タフショット、3ポイント…「優勝候補」群馬に突きつけられた差

一方で、2戦ともに大きな課題となったのが、タフショットや3ポイントシュートの精度だ。相手にディフェンスを固められ、打たされるような展開になったとしても着実に得点を奪うという点において、群馬との差は明らかだった。特に際立ったのが、3ポイントの成功率だ。2戦とも、3ポイントシュートの試投数ではロボッツが上回ったが、成功数・成功率では群馬が上回った。また、難しいシュートが入ることで、相手を気持ちの面で乗せてしまったことも否めない。結果的に、開幕戦ではチーム全体で13本の3ポイントシュートを被弾。第2戦では群馬の#13笠井康平に4本、#30山崎稜には5本の3ポイントを決められ、大量得点を許す格好となった。また、ゴール下の密集や、厳しいシュートチェックの中においても、群馬は着実に得点を決め、特に#3マイケル・パーカーには開幕戦でダブルダブルを許した。こうした「泥臭さ」の差も、点差に現れたのではないだろうか。

ロボッツにおいて光ったのが、トラソリーニであった。開幕戦では最終第4クォーターに連続でバスケットカウントを記録。第2戦でもペイントエリアで体を張り、20得点を記録した。

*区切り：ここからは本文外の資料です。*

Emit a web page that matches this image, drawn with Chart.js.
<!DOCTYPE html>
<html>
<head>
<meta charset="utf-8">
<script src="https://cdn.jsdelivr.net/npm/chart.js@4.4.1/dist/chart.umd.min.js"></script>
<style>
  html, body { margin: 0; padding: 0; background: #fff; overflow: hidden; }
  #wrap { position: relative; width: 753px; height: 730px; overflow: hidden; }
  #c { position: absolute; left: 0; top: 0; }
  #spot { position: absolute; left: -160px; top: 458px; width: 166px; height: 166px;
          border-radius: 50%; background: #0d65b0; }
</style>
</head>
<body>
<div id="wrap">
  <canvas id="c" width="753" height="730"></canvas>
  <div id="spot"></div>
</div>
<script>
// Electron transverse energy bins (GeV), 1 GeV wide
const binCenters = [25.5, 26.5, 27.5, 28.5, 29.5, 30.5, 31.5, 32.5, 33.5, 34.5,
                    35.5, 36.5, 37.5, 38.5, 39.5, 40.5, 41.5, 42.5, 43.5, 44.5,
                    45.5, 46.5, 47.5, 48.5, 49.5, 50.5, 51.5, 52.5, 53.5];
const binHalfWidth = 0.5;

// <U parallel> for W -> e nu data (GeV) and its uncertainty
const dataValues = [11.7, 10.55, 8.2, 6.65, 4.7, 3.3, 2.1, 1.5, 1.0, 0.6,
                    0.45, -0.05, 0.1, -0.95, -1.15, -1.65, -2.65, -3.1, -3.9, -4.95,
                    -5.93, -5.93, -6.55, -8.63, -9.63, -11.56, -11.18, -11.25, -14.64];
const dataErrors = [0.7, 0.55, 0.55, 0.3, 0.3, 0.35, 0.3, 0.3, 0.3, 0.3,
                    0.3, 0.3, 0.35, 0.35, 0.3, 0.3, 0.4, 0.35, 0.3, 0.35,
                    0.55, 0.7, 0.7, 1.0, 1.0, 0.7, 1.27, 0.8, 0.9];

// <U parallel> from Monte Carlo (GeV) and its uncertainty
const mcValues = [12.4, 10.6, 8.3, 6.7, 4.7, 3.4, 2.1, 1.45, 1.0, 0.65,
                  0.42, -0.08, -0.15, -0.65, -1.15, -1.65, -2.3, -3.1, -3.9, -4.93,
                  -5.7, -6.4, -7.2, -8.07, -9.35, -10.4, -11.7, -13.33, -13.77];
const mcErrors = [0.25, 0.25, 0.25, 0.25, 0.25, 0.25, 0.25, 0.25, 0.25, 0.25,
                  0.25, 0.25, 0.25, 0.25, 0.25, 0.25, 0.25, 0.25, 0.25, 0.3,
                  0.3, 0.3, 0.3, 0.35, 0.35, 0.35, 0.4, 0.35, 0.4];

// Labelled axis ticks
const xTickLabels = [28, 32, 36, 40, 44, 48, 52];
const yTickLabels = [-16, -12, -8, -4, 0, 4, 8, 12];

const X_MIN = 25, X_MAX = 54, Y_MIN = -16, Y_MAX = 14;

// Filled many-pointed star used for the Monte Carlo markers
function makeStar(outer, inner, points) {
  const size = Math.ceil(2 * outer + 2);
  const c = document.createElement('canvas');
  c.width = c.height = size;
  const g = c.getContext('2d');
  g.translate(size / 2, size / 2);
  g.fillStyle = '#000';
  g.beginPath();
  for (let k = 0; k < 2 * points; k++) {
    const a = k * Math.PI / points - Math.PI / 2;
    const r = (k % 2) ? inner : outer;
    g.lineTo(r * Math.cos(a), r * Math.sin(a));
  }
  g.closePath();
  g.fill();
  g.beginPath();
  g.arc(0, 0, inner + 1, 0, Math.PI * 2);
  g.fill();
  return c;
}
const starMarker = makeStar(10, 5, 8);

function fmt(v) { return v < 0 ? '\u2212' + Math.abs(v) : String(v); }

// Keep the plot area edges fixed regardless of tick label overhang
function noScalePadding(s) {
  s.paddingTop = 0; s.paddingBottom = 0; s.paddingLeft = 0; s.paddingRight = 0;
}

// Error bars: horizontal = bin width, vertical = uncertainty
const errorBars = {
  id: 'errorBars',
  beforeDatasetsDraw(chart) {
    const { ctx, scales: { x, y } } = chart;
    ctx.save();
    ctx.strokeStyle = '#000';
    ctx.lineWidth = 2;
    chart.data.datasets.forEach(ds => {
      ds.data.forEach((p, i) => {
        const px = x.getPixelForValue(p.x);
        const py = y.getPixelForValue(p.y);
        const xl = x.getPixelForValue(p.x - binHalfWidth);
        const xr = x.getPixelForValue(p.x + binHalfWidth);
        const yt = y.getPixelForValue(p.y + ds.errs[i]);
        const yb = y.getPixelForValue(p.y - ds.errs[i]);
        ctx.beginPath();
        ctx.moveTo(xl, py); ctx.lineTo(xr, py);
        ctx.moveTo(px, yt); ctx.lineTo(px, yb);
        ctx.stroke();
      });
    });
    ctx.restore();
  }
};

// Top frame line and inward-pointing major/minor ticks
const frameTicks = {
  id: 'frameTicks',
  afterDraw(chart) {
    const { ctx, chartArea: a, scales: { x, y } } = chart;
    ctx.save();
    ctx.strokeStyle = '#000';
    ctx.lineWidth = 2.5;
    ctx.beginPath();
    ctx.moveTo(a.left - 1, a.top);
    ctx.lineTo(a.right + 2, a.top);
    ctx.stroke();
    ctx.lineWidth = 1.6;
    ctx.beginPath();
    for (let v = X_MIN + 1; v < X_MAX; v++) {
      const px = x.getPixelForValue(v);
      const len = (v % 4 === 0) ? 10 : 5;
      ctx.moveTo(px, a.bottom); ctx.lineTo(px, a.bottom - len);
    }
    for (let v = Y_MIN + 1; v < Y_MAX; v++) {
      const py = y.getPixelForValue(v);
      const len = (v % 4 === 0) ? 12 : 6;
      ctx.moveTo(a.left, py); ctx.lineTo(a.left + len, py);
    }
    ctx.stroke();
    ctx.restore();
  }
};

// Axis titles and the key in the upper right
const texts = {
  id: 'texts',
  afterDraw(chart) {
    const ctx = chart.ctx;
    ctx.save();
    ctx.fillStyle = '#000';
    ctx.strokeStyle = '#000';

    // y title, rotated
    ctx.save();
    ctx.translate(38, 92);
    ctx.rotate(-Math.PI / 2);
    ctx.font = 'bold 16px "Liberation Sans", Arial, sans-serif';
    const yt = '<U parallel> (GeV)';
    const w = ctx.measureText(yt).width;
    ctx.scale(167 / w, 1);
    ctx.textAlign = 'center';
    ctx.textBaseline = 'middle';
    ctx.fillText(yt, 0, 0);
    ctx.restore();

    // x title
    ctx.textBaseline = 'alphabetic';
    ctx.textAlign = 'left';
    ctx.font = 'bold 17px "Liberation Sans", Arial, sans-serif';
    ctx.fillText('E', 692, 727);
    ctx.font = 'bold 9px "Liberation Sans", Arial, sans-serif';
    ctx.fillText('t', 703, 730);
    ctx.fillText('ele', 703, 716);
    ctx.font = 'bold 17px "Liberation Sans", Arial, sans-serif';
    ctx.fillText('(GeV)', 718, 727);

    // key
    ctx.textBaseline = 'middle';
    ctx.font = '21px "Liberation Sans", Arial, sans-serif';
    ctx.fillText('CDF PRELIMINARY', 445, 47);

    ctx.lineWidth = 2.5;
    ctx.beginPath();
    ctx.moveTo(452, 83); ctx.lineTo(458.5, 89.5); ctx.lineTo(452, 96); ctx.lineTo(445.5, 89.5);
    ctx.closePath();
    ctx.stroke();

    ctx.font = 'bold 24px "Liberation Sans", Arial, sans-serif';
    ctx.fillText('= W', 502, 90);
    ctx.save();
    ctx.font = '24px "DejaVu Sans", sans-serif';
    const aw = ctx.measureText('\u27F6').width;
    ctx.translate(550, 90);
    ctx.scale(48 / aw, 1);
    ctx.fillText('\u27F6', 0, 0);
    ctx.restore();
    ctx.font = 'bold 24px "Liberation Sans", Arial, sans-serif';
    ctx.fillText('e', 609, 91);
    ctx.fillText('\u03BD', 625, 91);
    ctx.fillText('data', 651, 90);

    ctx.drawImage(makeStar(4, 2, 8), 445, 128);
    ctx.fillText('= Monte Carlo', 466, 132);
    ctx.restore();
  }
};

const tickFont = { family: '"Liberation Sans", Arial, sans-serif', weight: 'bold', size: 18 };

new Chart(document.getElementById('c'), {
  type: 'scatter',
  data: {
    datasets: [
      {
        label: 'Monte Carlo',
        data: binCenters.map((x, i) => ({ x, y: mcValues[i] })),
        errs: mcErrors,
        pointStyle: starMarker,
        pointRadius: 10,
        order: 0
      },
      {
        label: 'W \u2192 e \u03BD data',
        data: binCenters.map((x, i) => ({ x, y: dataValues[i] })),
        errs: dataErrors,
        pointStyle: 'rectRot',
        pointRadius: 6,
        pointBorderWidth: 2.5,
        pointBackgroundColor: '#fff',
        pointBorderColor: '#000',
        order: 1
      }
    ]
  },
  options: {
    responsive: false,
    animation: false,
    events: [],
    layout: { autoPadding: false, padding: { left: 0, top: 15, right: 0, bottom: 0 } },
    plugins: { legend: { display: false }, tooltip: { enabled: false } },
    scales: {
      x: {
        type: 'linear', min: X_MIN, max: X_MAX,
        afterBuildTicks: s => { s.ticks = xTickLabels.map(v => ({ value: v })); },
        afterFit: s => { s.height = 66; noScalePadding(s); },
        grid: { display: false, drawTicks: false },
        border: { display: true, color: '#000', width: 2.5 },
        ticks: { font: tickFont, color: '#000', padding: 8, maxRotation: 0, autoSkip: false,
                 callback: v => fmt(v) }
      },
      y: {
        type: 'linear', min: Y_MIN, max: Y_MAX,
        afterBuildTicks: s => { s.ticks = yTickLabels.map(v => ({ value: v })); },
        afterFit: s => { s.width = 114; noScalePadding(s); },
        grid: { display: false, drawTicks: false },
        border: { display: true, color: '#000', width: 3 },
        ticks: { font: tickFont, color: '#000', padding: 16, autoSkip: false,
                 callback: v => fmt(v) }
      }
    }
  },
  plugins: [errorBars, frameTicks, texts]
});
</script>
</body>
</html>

一方で苦しんだのが、#31アブドゥーラ・クウソーである。ゴール下で体を張り、リバウンドを積極的に奪うものの、なかなか得点につながらない。これまでの彼の「黄金パターン」が通用しなかったことが、彼の苦しさを深めたのではないだろうか。ただ、そこで焦れて個の能力に走っては、「unselfish」に反する。得点を決められないときには、一種の割り切りも必要で、ファウルを誘う、体を当てに行くことに徹することも時には必要だろう。直接得点に結びつくプレーではないかもしれないが、強度の高いプレーが、得点へのチャンスを作り出すことにつながるし、失点を減らすことにもつながる。ここにおいては、グレスマンHCの掲げるもう一つのキーワード「tough」であることが試されている。昇格を争うライバルたちも力をつけつつある今シーズン、恐らく全てが満足に進む戦いはそう多くないだろう。戦いで最終的に勝敗を分けるのは、タフさに他ならないのではないだろうか。

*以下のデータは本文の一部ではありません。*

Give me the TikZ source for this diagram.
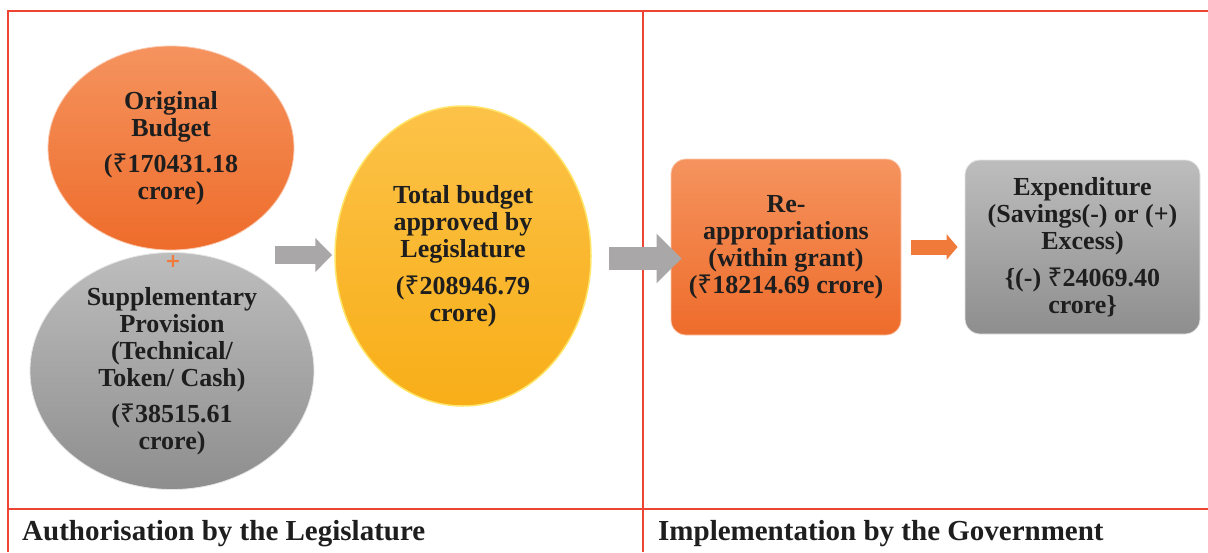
\documentclass[tikz,border=0pt]{standalone}
\usepackage{fontspec}
\setmainfont{Liberation Serif}
\newfontfamily\rsfont{Noto Sans}
\newfontfamily\plusfont{DejaVu Sans}
\newcommand{\rupee}{{\rsfont\bfseries ₹}}
\usetikzlibrary{shapes.geometric,arrows.meta}
\definecolor{frame}{HTML}{EE4433}
\definecolor{orgT}{HTML}{F5935E}
\definecolor{orgB}{HTML}{EE6C2B}
\definecolor{gryT}{HTML}{BDBDBD}
\definecolor{gryB}{HTML}{8E8E8E}
\definecolor{ylwT}{HTML}{FCC248}
\definecolor{ylwB}{HTML}{F8AE18}
\definecolor{ylwRim}{HTML}{FFE56A}
\definecolor{arrGray}{HTML}{A9A7A7}
\definecolor{arrOrg}{HTML}{F07A3A}
\definecolor{ink}{HTML}{1E1E1E}
\begin{document}
\begin{tikzpicture}[x=1pt,y=-1pt,
  txt/.style={font=\bfseries\fontsize{26}{27}\selectfont, align=center, text=ink},
  ell/.style={ellipse, inner sep=0pt, txt},
  rbox/.style={rectangle, rounded corners=15pt, inner sep=0pt, txt},
  border/.style={draw=frame, line width=1.8pt},
  label/.style={font=\bfseries\fontsize{29}{32}\selectfont, text=ink, anchor=base west, inner sep=0pt},
]
\useasboundingbox (0,0) rectangle (1208,552);
\fill[white] (0,0) rectangle (1208,552);

% frame
\draw[border] (8,552) -- (8,11) -- (1208,11);
\draw[border, line width=1.5pt] (8,509) -- (1208,509);
\draw[border, line width=1.5pt] (643,11) -- (643,552);

% left panel
\node[ell, minimum width=246pt, minimum height=204pt, top color=orgT, bottom color=orgB, draw=orgT!50!white, line width=0.8pt] (orig) at (171,148)
  {Original\\Budget\\[9pt](\rupee170431.18\\crore)};
\node[ell, minimum width=284pt, minimum height=192pt, top color=gryT, bottom color=gryB, draw=gryT!40!white, line width=0.8pt] (supp) at (172,371)
  {Supplementary\\Provision\\(Technical/\\Token/ Cash)\\[9pt](\rupee38515.61\\crore)};
\node[font=\plusfont\bfseries\fontsize{19}{19}\selectfont, text=arrOrg, inner sep=0pt] (plus) at (173,262) {+};
\node[ell, minimum width=256pt, minimum height=300pt, top color=ylwT, bottom color=ylwB, draw=ylwRim, line width=1.5pt] (total) at (463,256)
  {Total budget\\approved by\\Legislature\\[10pt](\rupee208946.79\\crore)};

\coordinate (a1s) at (275,255);
\draw[arrGray, line width=18pt, -{Triangle[length=17pt,width=33pt]}, shorten >=2pt] (a1s) -- (a1s -| total.west);

% right panel
\node[rbox, minimum width=230pt, minimum height=176pt, top color=orgT, bottom color=orgB, draw=orgT!50!white, line width=0.8pt] (reap) at (786,247)
  {Re-\\appropriations\\(within grant)\\(\rupee18214.69 crore)};
\node[rbox, minimum width=235pt, minimum height=174pt, top color=gryT, bottom color=gryB, draw=gryT!40!white, line width=0.8pt] (exp) at (1082.5,247)
  {Expenditure\\(Savings(-) or (+)\\Excess)\\[10pt]\{(-) \rupee24069.40\\crore\}};

\coordinate (a2s) at (609,258.5);
\draw[arrGray, line width=23pt, -{Triangle[length=25pt,width=48pt]}, shorten >=-11pt] (a2s) -- (a2s -| reap.west);
\draw[arrOrg, line width=15pt, -{Triangle[length=11pt,width=25pt]}, shorten <=10pt, shorten >=7pt] (reap.east) -- (exp.west);

% labels
\node[label] (lab1) at (22,540) {Authorisation by the Legislature};
\node[label] (lab2) at (658,540) {Implementation by the Government};
\end{tikzpicture}
\end{document}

今回の対戦で敗れた群馬とは、シーズンの途中にまだ4回の対戦が残されていて、うち2戦はシーズン最終盤の4月に待ち受けている。この4戦のうち、一体いくつを勝ち取れるか。「B2優勝・B1昇格」という悲願を果たすには、上位チームとの直接の星取りが重要度を増す。今回の敗戦に落ち込んでいる暇など無く、逆襲の時に向けて、準備を進めなくてはならない。開幕戦で明らかになった、「unselfish」「tough」という課題。改めてチームとして習熟を深め、勝利への近道としていきたい。

シューター陣を断って勝利を目指せ

ホーム開幕節となる第2節の相手は、アースフレンズ東京Z。昨シーズンB2中地区最下位に終わったが、B1の京都ハンナリーズから#10岡田優介、#17綿貫瞬を獲得するなど、積極的に補強を行ってきた。ただ、東京Zには他にも止めなくてはならない選手がいる。#24髙木慎哉だ。昨シーズン、特別指定選手として東京Zに加入すると、3ポイントシュートを武器に得点を量産。今シーズンの開幕節では合わせて8本の3ポイントを決め、B2リーグを代表する長距離砲に名を連ねようとしている。ロボッツとしては、岡田、髙木に対するシュートチェックを徹底し、相手の得点源を断っていきたい。

一方、攻撃陣から見ると、シューター対決は望むところ。福澤や#13中村功平、#27眞庭城聖といった日本人選手だけでなく、トラソリーニや#11チェハーレス・タプスコットも積極的に3ポイントを狙えるだけの力を持っている。一本一本のシュートを確実に沈めることで、勝利はグッと近くなるだろう。

開幕ダッシュとはならなかったロボッツにとって、ホーム開幕節は「第2のスタート」となる。アダストリアみとアリーナでしっかりとロボッツブースターに勝利を届けることで、シーズンの再出発を図りたい。